Chef – 2014


I saw a preview for this movie in passing and thought hmm…interesting. So when it became available on Netflix, I jumped on it. Previous experience has taught me to pay little to no attention to movie ratings, especially on Netflix. I’ll admit the 5-star rating felt reassuring I was in for a treat. I already knew it had something to do with food, which for me is already a plus.

The sight of Jon Favreau takes me back to his feature in The Sopranos, his ‘wanna be gangsta’ scenes with Christopher. Can’t say I’ve seen much of his work so if you ask if like him or his acting? I’ll say I’m indifferent about his presence in a film. He’s yet to win me over as a fan, could this be the movie that does it? We’ll see. So he wrote, directed and featured in Chef, co-starring with the likes of Scarlett Johansson, John Leguizamo, Dustin Hoffman, Oliver Platt, Robert Downey Jr. There’s no shortage of heavy hitters in this cast.

It’s a story about soul searching, finding your path, defining success and not allowing success define you. Reaching for and living out your dreams, using what feels right as a guide. This is actually one of my favorite types of stories. One where someone loses everything to find something greater. Life can get complicated when you push for the next level in any chosen career. And depending on the stakes, you may land on your feet, or find yourself rebuilding from scratch.

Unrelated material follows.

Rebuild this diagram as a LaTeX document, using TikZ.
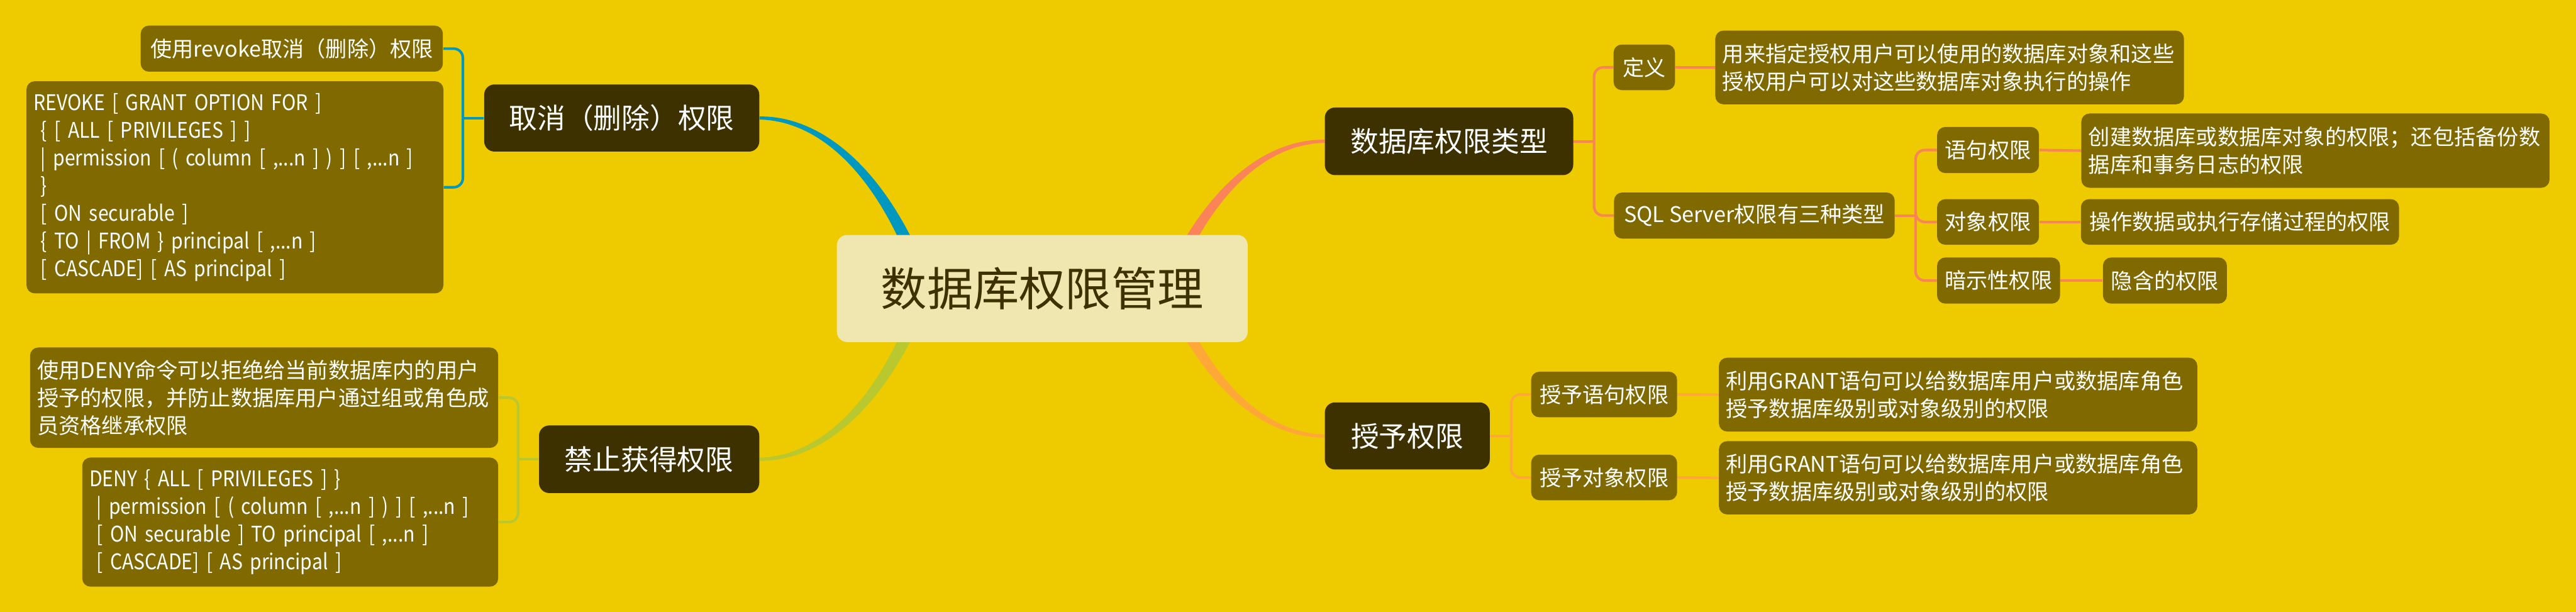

In this story, Carl (played by Jon Favreau) is a chef who like most people in today’s work place has lost his fire. The job has become routine; he’s treading water and doing just enough to fill tables in the restaurant with bodies. When word reaches him that a well-known food critic is soon to write a review about the restaurant, he decides to raise the bar and change the menu. His kitchen staff is excited about the challenge but the restaurant’s owner Riva (played by Dustin Hoffman), sees things differently. He’s a businessman that’s all about the cash register. In his opinion, if customers are happily paying for what’s on the menu, why rock the boat, why change anything? Soon their opinions collide, each taking firm stand. The result? Carl finds himself out of a job, with a bad review from the food critic hanging over his head.

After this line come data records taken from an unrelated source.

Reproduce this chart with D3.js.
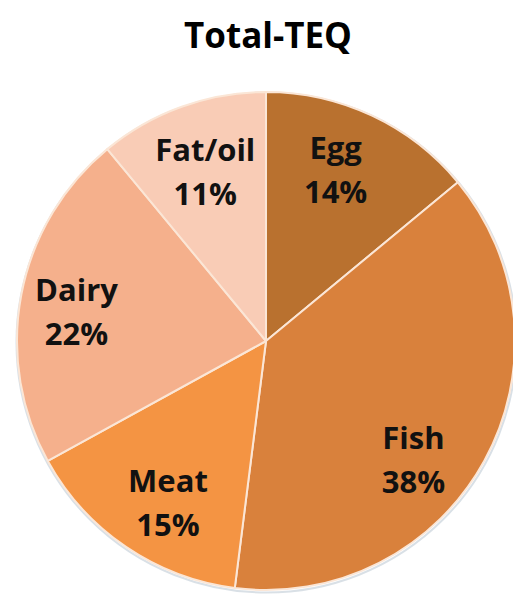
<!DOCTYPE html>
<html><head><meta charset="utf-8">
<script src="https://cdn.jsdelivr.net/npm/d3@7"></script>
<style>html,body{margin:0;padding:0;background:#fff;}svg{display:block;}</style>
</head><body>
<svg id="chart" width="513" height="595"></svg>
<script>
const title = "Total-TEQ";
const categories = ["Egg", "Fish", "Meat", "Dairy", "Fat/oil"];
const values = [14, 38, 15, 22, 11];
const colors = ["#b9712f", "#d9813c", "#f49443", "#f5b08c", "#f9ccb6"];

const svg = d3.select("#chart");
const W = 513, H = 595;
const cx = 266, cy = 341, R = 249;
const font = "'Open Sans', 'Liberation Sans', sans-serif";

svg.append("text").attr("x", 268).attr("y", 48).attr("text-anchor", "middle")
  .style("font-family", font).style("font-weight", 700).style("font-size", "35px")
  .attr("fill", "#000").text(title);

const pie = d3.pie().sort(null).value(d => d)(values);
const arc = d3.arc().innerRadius(0).outerRadius(R);
const g = svg.append("g").attr("transform", `translate(${cx},${cy})`);

// faint outer shadow
g.append("circle").attr("r", R + 1).attr("cx", 0.5).attr("cy", 1.5)
  .attr("fill", "none").attr("stroke", "#c9d3dc").attr("stroke-width", 2).attr("opacity", 0.7);

g.selectAll("path").data(pie).join("path")
  .attr("d", arc)
  .attr("fill", (d, i) => colors[i])
  .attr("stroke", "#fbe6d6").attr("stroke-width", 2).attr("stroke-linejoin", "round");

// label placement: angle nudges (degrees) and radius factor
const angleNudge = [-3, 10, -3, -2, 0];
const labelR = [0.74, 0.76, 0.76, 0.77, 0.72];
g.selectAll("text.lbl").data(pie).join("text")
  .attr("class", "lbl")
  .attr("text-anchor", "middle")
  .style("font-family", font).style("font-weight", 700).style("font-size", "31px")
  .attr("fill", "#111")
  .each(function(d, i) {
    const a = (d.startAngle + d.endAngle) / 2 + angleNudge[i] * Math.PI / 180;
    const r = R * labelR[i];
    const x = r * Math.sin(a), y = -r * Math.cos(a);
    const t = d3.select(this);
    t.append("tspan").attr("x", x).attr("y", y - 11).text(categories[i]);
    t.append("tspan").attr("x", x).attr("y", y + 33).text(values[i] + "%");
  });
</script>
</body></html>
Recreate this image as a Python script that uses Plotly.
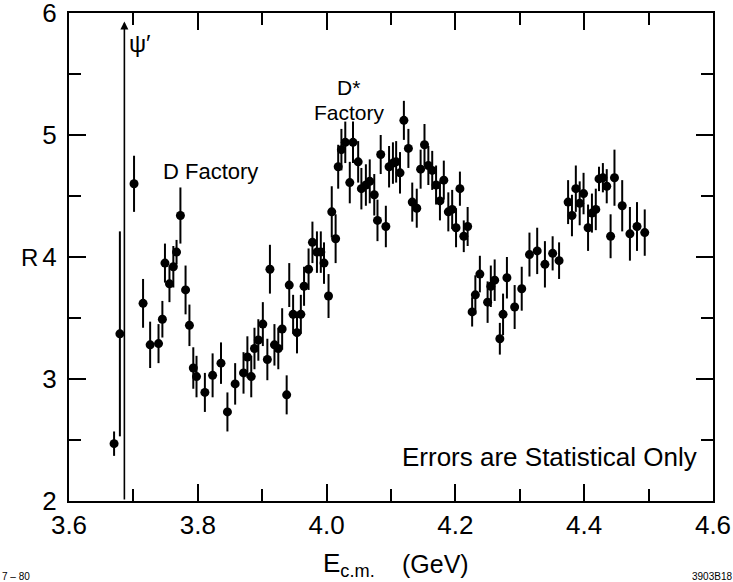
import plotly.graph_objects as go

# Centre-of-mass energy (GeV)
E = [3.670, 3.679, 3.701, 3.715, 3.726, 3.739, 3.745, 3.749, 3.756, 3.762,
     3.767, 3.773, 3.781, 3.787, 3.793, 3.798, 3.811, 3.823, 3.836, 3.846,
     3.858, 3.871, 3.877, 3.883, 3.888, 3.894, 3.901, 3.908, 3.912, 3.919,
     3.925, 3.931, 3.938, 3.942, 3.948, 3.954, 3.960, 3.965, 3.972, 3.978,
     3.985, 3.991, 3.996, 4.003, 4.008, 4.014, 4.018, 4.023, 4.029, 4.036,
     4.041, 4.049, 4.054, 4.061, 4.067, 4.074, 4.079, 4.084, 4.092, 4.097,
     4.103, 4.108, 4.114, 4.120, 4.127, 4.133, 4.140, 4.146, 4.152, 4.158,
     4.164, 4.170, 4.176, 4.182, 4.189, 4.195, 4.201, 4.207, 4.213, 4.219,
     4.226, 4.231, 4.238, 4.250, 4.255, 4.261, 4.269, 4.274, 4.280, 4.292,
     4.303, 4.315, 4.327, 4.339, 4.351, 4.361, 4.375, 4.381, 4.387, 4.393,
     4.399, 4.406, 4.412, 4.418, 4.423, 4.429, 4.435, 4.441, 4.447, 4.459,
     4.471, 4.482, 4.494]

# R ratio
R = [2.47, 3.37, 4.60, 3.62, 3.28, 3.29, 3.49, 3.95, 3.78, 3.92,
     4.04, 4.34, 3.73, 3.44, 3.09, 3.02, 2.89, 3.03, 3.13, 2.73,
     2.96, 3.05, 3.18, 3.02, 3.25, 3.32, 3.45, 3.16, 3.90, 3.28,
     3.25, 3.41, 2.87, 3.77, 3.53, 3.38, 3.53, 3.76, 3.90, 4.12,
     4.04, 4.04, 3.95, 3.68, 4.37, 4.15, 4.74, 4.88, 4.94, 4.61,
     4.94, 4.78, 4.56, 4.59, 4.62, 4.51, 4.30, 4.84, 4.25, 4.74,
     4.77, 4.78, 4.69, 5.12, 4.89, 4.45, 4.40, 4.72, 4.92, 4.75,
     4.71, 4.59, 4.46, 4.63, 4.37, 4.39, 4.24, 4.56, 4.17, 4.25,
     3.55, 3.69, 3.86, 3.63, 3.76, 3.81, 3.33, 3.53, 3.83, 3.59,
     3.74, 4.02, 4.05, 3.94, 4.03, 3.97, 4.45, 4.34, 4.56, 4.44,
     4.52, 4.24, 4.36, 4.39, 4.64, 4.65, 4.58, 4.17, 4.65, 4.42,
     4.19, 4.25, 4.20]

# Statistical errors on R
dR = [0.10, 0.84, 0.23, 0.20, 0.19, 0.16, 0.15, 0.16, 0.15, 0.17,
      0.10, 0.23, 0.20, 0.17, 0.17, 0.17, 0.16, 0.18, 0.17, 0.16,
      0.17, 0.17, 0.17, 0.17, 0.17, 0.17, 0.18, 0.17, 0.20, 0.17,
      0.17, 0.17, 0.16, 0.18, 0.16, 0.17, 0.16, 0.16, 0.17, 0.17,
      0.17, 0.17, 0.17, 0.18, 0.21, 0.20, 0.18, 0.17, 0.17, 0.17,
      0.17, 0.17, 0.17, 0.17, 0.18, 0.17, 0.17, 0.16, 0.17, 0.17,
      0.17, 0.17, 0.17, 0.16, 0.16, 0.16, 0.16, 0.16, 0.17, 0.16,
      0.16, 0.16, 0.16, 0.16, 0.16, 0.16, 0.16, 0.14, 0.13, 0.16,
      0.12, 0.16, 0.15, 0.17, 0.17, 0.17, 0.13, 0.17, 0.17, 0.18,
      0.18, 0.18, 0.19, 0.19, 0.14, 0.15, 0.18, 0.17, 0.19, 0.18,
      0.17, 0.19, 0.16, 0.17, 0.10, 0.12, 0.14, 0.18, 0.23, 0.21,
      0.22, 0.20, 0.19]

x_major = [3.6, 3.8, 4.0, 4.2, 4.4, 4.6]
x_major_text = ["3.6", "3.8", "4.0", "4.2", "4.4", "4.6"]
x_minor = [3.7, 3.9, 4.1, 4.3, 4.5]
y_major = [2, 3, 4, 5, 6]
y_minor = [2.5, 3.5, 4.5, 5.5]

psi_prime_mass = 3.686

FONT = "Liberation Sans, Arial, sans-serif"

fig = go.Figure()
fig.add_trace(go.Scatter(
    x=E, y=R, mode="markers",
    marker=dict(color="black", size=9),
    error_y=dict(type="data", array=dR, visible=True, color="black",
                 thickness=2, width=0),
    showlegend=False,
))

common = dict(showline=True, linecolor="black", linewidth=2, mirror="ticks",
              ticks="inside", tickcolor="black", tickwidth=1.5, ticklen=17,
              showgrid=False, zeroline=False, ticklabeloverflow="allow",
              automargin=False,
              tickfont=dict(family=FONT, size=26, color="black"))

fig.update_xaxes(range=[3.6, 4.6], tickmode="array", tickvals=x_major,
                 ticktext=x_major_text,
                 minor=dict(tickmode="array", tickvals=x_minor, ticks="inside",
                            ticklen=12, tickcolor="black", tickwidth=1.5),
                 ticklabelstandoff=0, **common)
fig.update_yaxes(range=[2, 6], tickmode="array", tickvals=y_major,
                 ticktext=[str(v) for v in y_major],
                 minor=dict(tickmode="array", tickvals=y_minor, ticks="inside",
                            ticklen=12, tickcolor="black", tickwidth=1.5),
                 ticklabelstandoff=5, **common)


def px_x(p):
    return (p - 69) / 644


def px_y(p):
    return (501 - p) / 488


ann_font = dict(family=FONT, size=21, color="black")
annotations = [
    # psi' arrow
    dict(x=psi_prime_mass, y=5.93, ax=psi_prime_mass, ay=2.0,
         xref="x", yref="y", axref="x", ayref="y", text="",
         showarrow=True, arrowhead=2, arrowsize=1.0, arrowwidth=1.6,
         arrowcolor="black"),
    dict(x=px_x(140), y=px_y(43), text="ψ′",
         font=dict(family=FONT, size=24, color="black")),
    dict(x=px_x(210), y=px_y(172), text="D Factory",
         font=dict(family=FONT, size=22, color="black")),
    dict(x=px_x(348), y=px_y(88), text="D*", font=ann_font),
    dict(x=px_x(349), y=px_y(112), text="Factory", font=ann_font),
    dict(x=px_x(549), y=px_y(457), text="Errors are Statistical Only",
         font=dict(family=FONT, size=26, color="black")),
    dict(x=px_x(29), y=px_y(257), text="R",
         font=dict(family=FONT, size=24, color="black")),
    dict(x=px_x(349), y=px_y(564), text="E<sub>c.m.</sub>",
         font=dict(family=FONT, size=26, color="black")),
    dict(x=px_x(435), y=px_y(564), text="(GeV)",
         font=dict(family=FONT, size=25, color="black")),
    dict(x=px_x(16), y=px_y(576), text="7 – 80",
         font=dict(family=FONT, size=10, color="black")),
    dict(x=px_x(712), y=px_y(576), text="3903B18",
         font=dict(family=FONT, size=10, color="black")),
]
for a in annotations[1:]:
    a.update(xref="paper", yref="paper", showarrow=False,
             xanchor="center", yanchor="middle")

fig.update_layout(
    width=733, height=582,
    margin=dict(l=69, r=20, t=13, b=81),
    paper_bgcolor="white", plot_bgcolor="white",
    annotations=annotations,
    showlegend=False,
)

fig.write_html("out.html")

Oblivious to how social media really works, he fires back at the food critic Ramsey (played by Oliver Platt) on twitter, digging a hole that quickly makes him an outcast in the industry. Circumstances become dire, he’s now a grown ass unemployed divorced father, facing ridicule and humiliation. Things get more interesting as he loses his credibility and status. In attempt to reconnect with his talent, he decides to return to the basics. He commits to rebuilding from the ground up, but this time, on his terms and following his passion.

I think the pacing of this movie moves very well along its storyline. They quickly introduce the characters, present a conflict, then take you on a problem-solving, people-bonding and self-discovering journey. It’s coherent and nothing seems out of place. The characters feel like people that live on your street. The acting’s great, the food will make your mouth water, and the soundtrack is outstanding, a real pleasure to listen to. I felt ‘happily inspired’ at the end. It’s an adventure, it’s a comedy, it’s an accurate narrative of the social media space we now live in. There are several thought provoking moments weaved in. Moments that make you think about family and the quality of relationships you build. You think of the examples you are setting for those looking up to you, and of course, you think of foods you should try when passing through New Orleans!

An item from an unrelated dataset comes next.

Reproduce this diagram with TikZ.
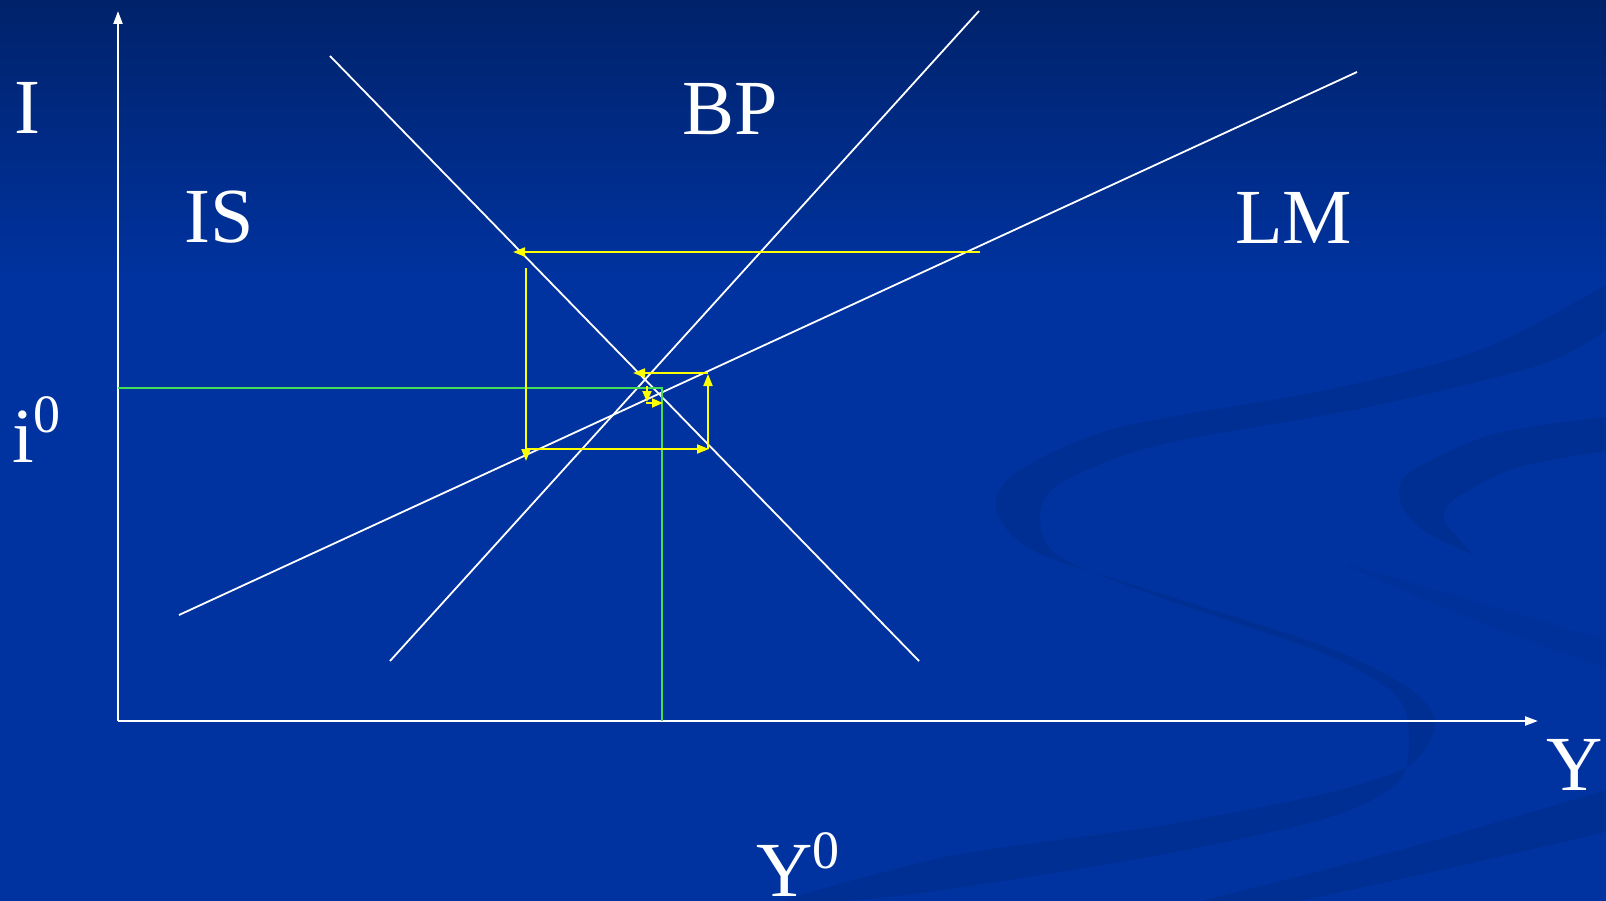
\documentclass[tikz,border=0pt]{standalone}
\usepackage{fontspec}
\setmainfont{Liberation Serif}
\usetikzlibrary{arrows.meta}
\definecolor{bgtop}{HTML}{00226A}
\definecolor{bgmid}{HTML}{0033A0}
\definecolor{swoosh}{HTML}{002F94}
\definecolor{ylw}{HTML}{FFFF00}
\definecolor{grn}{HTML}{44DD55}
\newcommand\mysupsize{\fontsize{54}{54}\selectfont}
\begin{document}
\begin{tikzpicture}[x=1pt,y=-1pt,
  lbl/.style={text=white, font=\fontsize{78}{78}\selectfont, inner sep=0pt, anchor=base west},
  curve/.style={white, line width=1.8pt},
  axis/.style={white, line width=2.2pt, -{Triangle[length=13pt,width=9pt]}},
  yarrow/.style={ylw, line width=1.8pt, -{Triangle[length=12pt,width=9pt]}},
  yline/.style={ylw, line width=1.8pt},
  gline/.style={grn, line width=1.8pt},
  swooshfill/.style={fill=swoosh}]
\useasboundingbox (0,0) rectangle (1606,901);
% background
\fill[bgmid] (0,0) rectangle (1606,901);
\shade[top color=bgtop,bottom color=bgmid] (0,0) rectangle (1606,280);
% decorative swooshes
\fill[swooshfill] plot[smooth] coordinates {(1606,285) (1480,350) (1327,390) (1117,428) (1017,472) (996,509) (1034,551) (1159,593) (1327,647) (1410,689) (1435,723) (1410,765) (1327,793) (1159,826) (950,856) (780,901)}
  -- plot[smooth] coordinates {(850,901) (950,889) (1159,855) (1327,818) (1400,780) (1408,723) (1390,690) (1320,652) (1159,597) (1060,557) (1040,520) (1059,484) (1159,445) (1368,407) (1540,365) (1606,330)} -- cycle;
\fill[swooshfill] plot[smooth] coordinates {(1606,417) (1494,434) (1410,472) (1400,501) (1423,530) (1473,555)}
  -- plot[smooth] coordinates {(1444,522) (1452,501) (1515,468) (1606,451)} -- cycle;
\fill[swooshfill, opacity=0.4] plot[smooth] coordinates {(1347,564) (1480,603) (1606,640)}
  -- (1606,668) -- plot[smooth] coordinates {(1606,668) (1480,622) (1347,566)} -- cycle;
\fill[swooshfill] plot[smooth] coordinates {(1201,901) (1400,850) (1606,790)}
  -- (1606,832) -- plot[smooth] coordinates {(1606,832) (1450,868) (1300,901)} -- cycle;
% coordinates
\coordinate (O) at (118,721);
\coordinate (Ytop) at (118,11);
\coordinate (Xend) at (1538,721);
\coordinate (IS1) at (330,56);
\coordinate (IS2) at (919,661);
\coordinate (BP1) at (390,661);
\coordinate (BP2) at (979,11);
\coordinate (LM1) at (179,615);
\coordinate (LM2) at (1357,72);
\coordinate (G1) at (118,388);
\coordinate (G2) at (662,388);
\coordinate (G3) at (662,721);
\coordinate (a1s) at (980,252);
\coordinate (a1e) at (513,252);
\coordinate (a2s) at (526,268);
\coordinate (a2e) at (526,461);
\coordinate (a3s) at (526,449);
\coordinate (a3e) at (709,449);
\coordinate (a4s) at (708,449);
\coordinate (a4e) at (708,374);
\coordinate (a5s) at (708,373);
\coordinate (a5e) at (633,373);
\coordinate (a6s) at (647,386);
\coordinate (a6e) at (647,402);
\coordinate (a7s) at (646,403);
\coordinate (a7e) at (663,403);
% axes
\draw[axis] (O) -- (Ytop);
\draw[axis] (O) -- (Xend);
% curves
\draw[curve] (IS1) -- (IS2);
\draw[curve] (BP1) -- (BP2);
\draw[curve] (LM1) -- (LM2);
% green equilibrium lines
\draw[gline] (G1) -- (G2) -- (G3);
% yellow adjustment path
\draw[yarrow] (a1s) -- (a1e);
\draw[yarrow] (a2s) -- (a2e);
\draw[yarrow] (a3s) -- (a3e);
\draw[yarrow] (a4s) -- (a4e);
\draw[yarrow] (a5s) -- (a5e);
\draw[yarrow, -{Triangle[length=11pt,width=9pt]}] (a6s) -- (a6e);
\draw[yarrow, -{Triangle[length=11pt,width=9pt]}] (a7s) -- (a7e);
% labels
\node[lbl] (tI) at (14,134) {I};
\node[lbl] (tIS) at (184,243) {IS};
\node[lbl] (tBP) at (682,135) {BP};
\node[lbl] (tLM) at (1235,244) {LM};
\node[lbl] (ti) at (12,462) {i\raisebox{30pt}{\mysupsize 0}};
\node[lbl] (tY) at (1546,790) {Y};
\node[lbl] (tY0) at (756,896) {Y\raisebox{28pt}{\mysupsize 0}};
\end{tikzpicture}
\end{document}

Remember the game ‘I made you look’? Scarlett Johansson makes me look every time. Occasionally I question her choice of roles but mennnnn, It’s hard to hate on that woman. She has the X-factor that keeps me glued to the TV, smiling for no damn reason. There’s a scene where she’s smoking a joint with Favreau, for a moment I wish I was there in his place. The entire cast of Chef is awesome. Robert Downey Jr. is as usual playing himself. Personally, I find his delivery and adaptation to characters monotone. Like I know what to expect regardless of the type of character he’s playing. Sorry to say, but he’s another Nicolas Cage to me ☺


Is this 114mins of my life I wish I could take back? No.
Will I see it again? Yes, its a great ‘feel good’ movie.
Is it worth owning? Yes. I got the Blu-Ray from Amazon.
What about the soundtrack? Wicked! Already own it.
Should there be sequel? There’s closure at the end, no need for a sequel here.
Who will like this movie? Anyone fighting the good fight, chasing a dream and also loves food.
Is it a Classic? No. However, its memorable, the cinematography’s great and there aren’t many movies like it.